Peter Tompa ('Running Amok', CPO Saturday, November 23, 2013) claims:
" Overregulation based on politically correct thinking is damaging ancient coin collecting in the United States.The actual evidence of that is....? There seems to be no evidence whatsover that the US coins and antiquities market has in actual fact been in any way damaged by anything done to regulate in a somewhat minimal manner the import of fresh coins. The only real damage that has been done is to its reputation, tarnished by the antics of groups of dealer-interest groups like the ACCG.
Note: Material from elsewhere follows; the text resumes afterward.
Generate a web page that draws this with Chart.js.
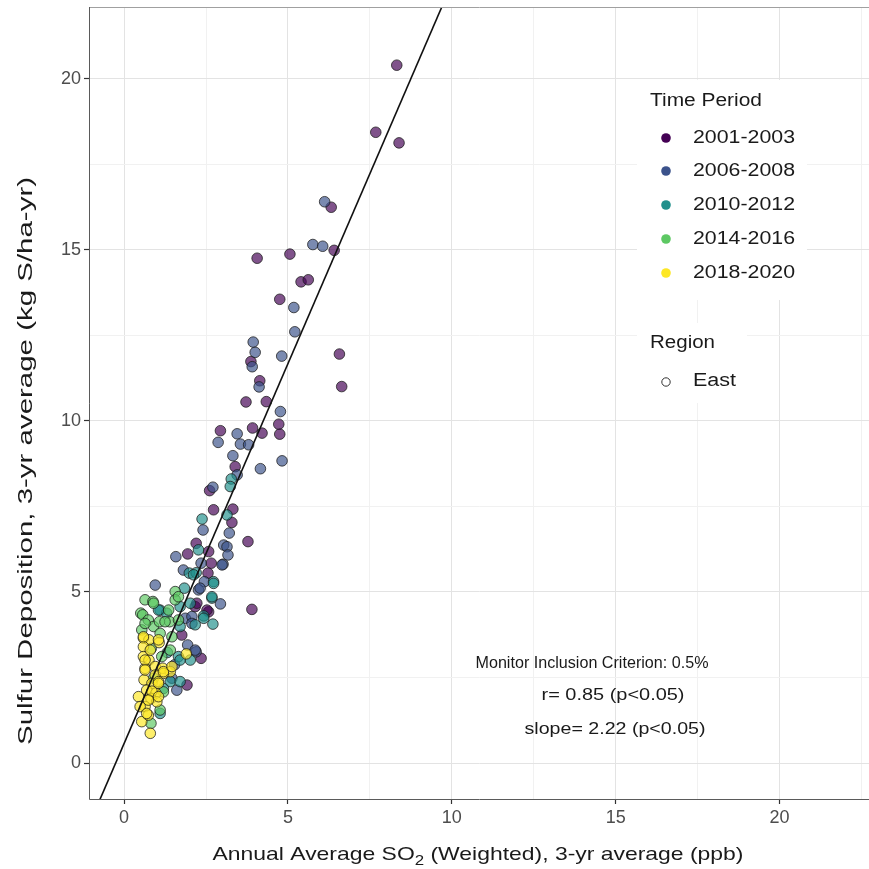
<!DOCTYPE html>
<html>
<head>
<meta charset="utf-8">
<script src="https://cdn.jsdelivr.net/npm/chart.js@4.4.1/dist/chart.umd.min.js"></script>
<style>
  html, body { margin: 0; padding: 0; background: #fff; overflow: hidden; }
  #wrap { width: 869px; height: 869px; position: relative; overflow: hidden; }
  #chart { display: block; }
</style>
</head>
<body>
<!-- canvas is a bit wider than the window so the panel runs off the right edge, as in the source -->
<div id="wrap"><canvas id="chart" width="876" height="869"></canvas></div>
<script>
// Data: [SO2 ppb, S deposition kg/ha-yr]
const periods = ['2001-2003', '2006-2008', '2010-2012', '2014-2016', '2018-2020'];
const periodColors = ['#440154', '#3B528B', '#21908C', '#5DC863', '#FDE725'];

const pts2001 = [
  [8.32,20.39],[7.68,18.43],[8.39,18.12],[6.32,16.24],[6.41,14.98],[4.06,14.75],[5.06,14.87],
  [5.40,14.06],[5.62,14.12],[4.75,13.55],[3.87,11.73],[6.57,11.95],[6.64,11.0],[4.14,11.17],
  [3.72,10.55],[4.34,10.56],[2.94,9.71],[3.92,9.79],[4.21,9.64],[4.72,9.90],[4.75,9.61],
  [3.39,8.66],[2.61,7.96],[2.73,7.40],[3.32,7.42],[3.29,7.03],[3.78,6.47],[2.20,6.42],
  [2.58,6.18],[1.94,6.11],[2.66,5.84],[2.56,5.55],[2.17,4.57],[3.90,4.49],[2.58,4.42],
  [1.76,3.74],[2.35,3.06],[1.92,2.28],[2.22,4.67],[2.53,4.47]
];
const pts2006 = [
  [6.12,16.40],[5.76,15.15],[6.06,15.10],[5.18,13.31],[5.21,12.60],[3.94,12.30],[4.0,12.0],
  [3.91,11.58],[4.81,11.89],[4.12,10.99],[4.77,10.27],[3.45,9.62],[2.87,9.37],[3.55,9.32],
  [3.80,9.30],[4.82,8.83],[4.16,8.60],[3.32,8.98],[3.45,8.42],[2.71,8.06],[2.41,6.81],
  [3.21,6.72],[3.04,6.37],[3.14,6.32],[3.17,6.08],[1.58,6.03],[2.35,5.84],[3.02,5.81],
  [1.81,5.64],[2.45,5.30],[0.95,5.20],[2.27,5.06],[2.94,4.65],[1.87,4.23],[2.07,4.28],
  [1.94,3.45],[2.20,3.25],[1.54,2.87],[1.61,2.13],[1.46,2.48],[2.99,5.79],[2.32,5.11],
  [2.07,4.08],[2.17,3.30]
];
const pts2010 = [
  [3.27,8.30],[3.24,8.08],[3.14,7.25],[2.38,7.13],[2.27,6.23],[1.99,5.55],[2.20,5.56],
  [2.73,5.30],[1.84,5.11],[2.68,4.82],[1.71,4.57],[2.02,4.67],[1.10,4.47],[2.43,4.30],
  [1.30,4.38],[2.17,4.04],[2.71,4.06],[1.32,3.23],[1.66,3.11],[2.02,3.01],[1.41,2.38],
  [1.20,2.18],[1.10,1.45],[2.12,5.50],[2.73,5.25],[2.68,4.86],[2.43,4.23],[1.71,3.99],
  [1.05,4.47],[1.71,3.01],[1.71,2.38]
];
const pts2014 = [
  [1.56,5.01],[1.56,4.77],[0.64,4.77],[0.88,4.72],[0.51,4.38],[0.57,4.33],[1.39,4.13],
  [1.66,4.18],[0.74,4.18],[0.90,3.99],[1.08,4.13],[0.54,3.89],[1.10,3.79],[1.46,3.69],
  [0.83,3.35],[1.41,3.30],[1.15,3.11],[0.82,1.16],[0.90,4.67],[0.64,4.08],[1.25,4.13],
  [1.66,4.86],[1.36,4.47],[1.10,1.55],[1.20,2.08],[0.90,2.48]
];
const pts2018 = [
  [0.59,3.65],[0.76,3.60],[1.07,3.52],[0.59,3.40],[1.90,3.19],[0.59,3.11],[0.76,3.01],
  [0.64,2.77],[0.95,2.82],[1.18,2.77],[1.41,2.67],[1.20,2.62],[0.95,2.57],[0.61,2.43],
  [0.85,2.33],[1.05,2.38],[0.69,2.13],[0.97,2.04],[0.82,1.89],[0.44,1.94],[1.00,1.79],
  [0.64,1.65],[0.54,1.21],[0.74,1.40],[0.80,0.87],[0.59,3.69],[0.80,3.30],[1.05,3.60],
  [0.64,3.01],[0.64,2.72],[1.20,2.67],[1.46,2.82],[1.05,2.33],[0.85,2.10],[1.05,1.94],
  [0.74,1.84],[0.49,1.65],[0.69,1.45]
];
const periodPoints = [pts2001, pts2006, pts2010, pts2014, pts2018];

// regression line and annotation
const fitSlope = 2.22;
const fitIntercept = 0.57;
const fitXRange = [-1.5, 10.5];
const noteLines = ['Monitor Inclusion Criterion: 0.5%', 'r= 0.85 (p<0.05)', 'slope= 2.22 (p<0.05)'];

// axes
const xRange = [-1.07, 22.75];
const yRange = [-1.05, 22.09];
const xMajor = [0, 5, 10, 15, 20];
const xMinor = [2.5, 7.5, 12.5, 17.5, 22.5];
const yMajor = [0, 5, 10, 15, 20];
const yMinor = [2.5, 7.5, 12.5, 17.5];

const FONT = '"Liberation Sans", Arial, Helvetica, sans-serif';
const TEXT = '#1a1a1a';

function hexA(hex, a){
  const n = parseInt(hex.slice(1), 16);
  return `rgba(${(n>>16)&255},${(n>>8)&255},${n&255},${a})`;
}

// draw text squeezed/stretched to a given width
function fitText(ctx, text, x, y, width, align){
  const w = ctx.measureText(text).width;
  const sx = width / w;
  ctx.save();
  ctx.translate(x, y);
  ctx.scale(sx, 1);
  ctx.textAlign = align || 'left';
  ctx.fillText(text, 0, 0);
  ctx.restore();
}

const decorPlugin = {
  id: 'decor',
  beforeDatasetsDraw(chart){
    // keep the legend boxes over the grid, like ggplot's legend background
    const ctx = chart.ctx;
    ctx.save();
    ctx.fillStyle = '#fff';
    ctx.fillRect(637, 80, 170, 220);
    ctx.fillRect(637, 323, 110, 80);
    ctx.restore();
  },
  afterDraw(chart){
    const ctx = chart.ctx;
    const a = chart.chartArea;
    ctx.save();
    // panel border (right side runs off the picture)
    ctx.lineWidth = 1;
    ctx.strokeStyle = '#a0a0a0';
    ctx.beginPath();
    ctx.moveTo(a.left, a.top + 0.5); ctx.lineTo(a.right, a.top + 0.5);
    ctx.stroke();
    ctx.strokeStyle = '#5a5a5a';
    ctx.beginPath();
    ctx.moveTo(a.left + 0.5, a.top); ctx.lineTo(a.left + 0.5, a.bottom + 0.5);
    ctx.lineTo(a.right, a.bottom + 0.5);
    ctx.stroke();

    ctx.fillStyle = TEXT;
    ctx.textBaseline = 'middle';

    // legend: time period
    ctx.font = `18px ${FONT}`;
    fitText(ctx, 'Time Period', 650, 101, 112);
    const rowY = [138, 171, 205, 239, 273];
    periods.forEach((p, i) => {
      ctx.beginPath();
      ctx.fillStyle = periodColors[i];
      ctx.arc(666, rowY[i], 4.8, 0, Math.PI * 2);
      ctx.fill();
      ctx.fillStyle = TEXT;
      fitText(ctx, p, 693, rowY[i], 102);
    });
    // legend: region
    fitText(ctx, 'Region', 650, 343, 65);
    ctx.beginPath();
    ctx.strokeStyle = '#333';
    ctx.lineWidth = 1;
    ctx.arc(666, 382, 4.2, 0, Math.PI * 2);
    ctx.stroke();
    fitText(ctx, 'East', 693, 381, 43);

    // stats note
    ctx.font = `17px ${FONT}`;
    fitText(ctx, noteLines[0], 592, 663, 233, 'center');
    fitText(ctx, noteLines[1], 613, 695, 143, 'center');
    fitText(ctx, noteLines[2], 615, 729, 181, 'center');

    // x title with subscript
    ctx.font = `19px ${FONT}`;
    const p1 = 'Annual Average SO', p3 = ' (Weighted), 3-yr average (ppb)';
    const w1 = ctx.measureText(p1).width, w3 = ctx.measureText(p3).width;
    ctx.font = `14px ${FONT}`;
    const w2 = ctx.measureText('2').width;
    const total = w1 + w2 + w3;
    const sx = 531 / total;
    ctx.save();
    ctx.translate(478 - 531 / 2, 855);
    ctx.scale(sx, 1);
    ctx.textAlign = 'left';
    ctx.font = `19px ${FONT}`;
    ctx.fillText(p1, 0, 0);
    ctx.font = `14px ${FONT}`;
    ctx.fillText('2', w1, 6);
    ctx.font = `19px ${FONT}`;
    ctx.fillText(p3, w1 + w2, 0);
    ctx.restore();

    // y title
    ctx.save();
    ctx.translate(26, 461);
    ctx.rotate(-Math.PI / 2);
    ctx.font = `20px ${FONT}`;
    fitText(ctx, 'Sulfur Deposition, 3-yr average (kg S/ha-yr)', 0, 0, 568, 'center');
    ctx.restore();
    ctx.restore();
  }
};

function gridColor(majors){
  return c => (c.tick && majors.includes(c.tick.value)) ? '#e3e3e3' : '#f1f1f1';
}
function tickMarkColor(majors){
  return c => (c.tick && majors.includes(c.tick.value)) ? '#333' : 'rgba(0,0,0,0)';
}
function noPad(s){
  s.paddingTop = 0; s.paddingBottom = 0; s.paddingLeft = 0; s.paddingRight = 0;
}

const scatterSets = periods.map((p, i) => ({
  type: 'scatter',
  label: p,
  data: periodPoints[i].map(d => ({ x: d[0], y: d[1] })),
  backgroundColor: hexA(periodColors[i], 0.68),
  borderColor: 'rgba(25,25,25,0.75)',
  borderWidth: 1,
  pointRadius: 5.3,
  pointHoverRadius: 5.3,
  order: 10 - i
}));

const fitSet = {
  type: 'line',
  label: 'fit',
  data: fitXRange.map(x => ({ x: x, y: fitIntercept + fitSlope * x })),
  borderColor: '#111',
  borderWidth: 1.6,
  pointRadius: 0,
  fill: false,
  order: 0
};

new Chart(document.getElementById('chart').getContext('2d'), {
  type: 'scatter',
  data: { datasets: [fitSet, ...scatterSets] },
  options: {
    responsive: false,
    animation: false,
    layout: { padding: { left: 0, top: 7, right: 0, bottom: 0 } },
    plugins: { legend: { display: false }, tooltip: { enabled: false } },
    scales: {
      x: {
        type: 'linear',
        min: xRange[0], max: xRange[1],
        afterBuildTicks: s => { s.ticks = [...xMajor, ...xMinor].sort((a, b) => a - b).map(v => ({ value: v })); },
        afterFit: s => { s.height = 70; noPad(s); },
        ticks: {
          autoSkip: false, maxRotation: 0, padding: 3,
          color: '#4d4d4d', font: { family: FONT, size: 18 },
          callback: v => xMajor.includes(v) ? String(v) : ''
        },
        grid: { color: gridColor(xMajor), lineWidth: 1, tickLength: 5, tickColor: tickMarkColor(xMajor), tickWidth: 1.2 },
        border: { display: false }
      },
      y: {
        type: 'linear',
        min: yRange[0], max: yRange[1],
        afterBuildTicks: s => { s.ticks = [...yMajor, ...yMinor].sort((a, b) => a - b).map(v => ({ value: v })); },
        afterFit: s => { s.width = 89; noPad(s); },
        ticks: {
          autoSkip: false, padding: 3,
          color: '#4d4d4d', font: { family: FONT, size: 18 },
          callback: v => yMajor.includes(v) ? String(v) : ''
        },
        grid: { color: gridColor(yMajor), lineWidth: 1, tickLength: 5, tickColor: tickMarkColor(yMajor), tickWidth: 1.2 },
        border: { display: false }
      }
    }
  },
  plugins: [decorPlugin]
});
</script>
</body>
</html>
Ever-eager to present themselves as the victim, Mr Tompa persuades fellow coineys that this is solely a politically-correct imagined:
moral imperative to expiate our "guilt" for being a wealthy market country for antiquities and coins.No, the guilt actually is in the irresponsible way the market continues to be run. If the market had cleaned itself up when international concerns were raised (with the 1970 UNESCO Convention) there would be absolutely no problem now with a no-questions-asked market shielding looting and smuggling from view. Heck, had they wanted to, American dealers and collectors could even have led the way, they could have been setting the moral goalposts for the global market to follow for the last forty years, instead of being over those decades a significant part of the problem to be dealt with (and another factor tarnishing the image of their country and the values it is seen to represent).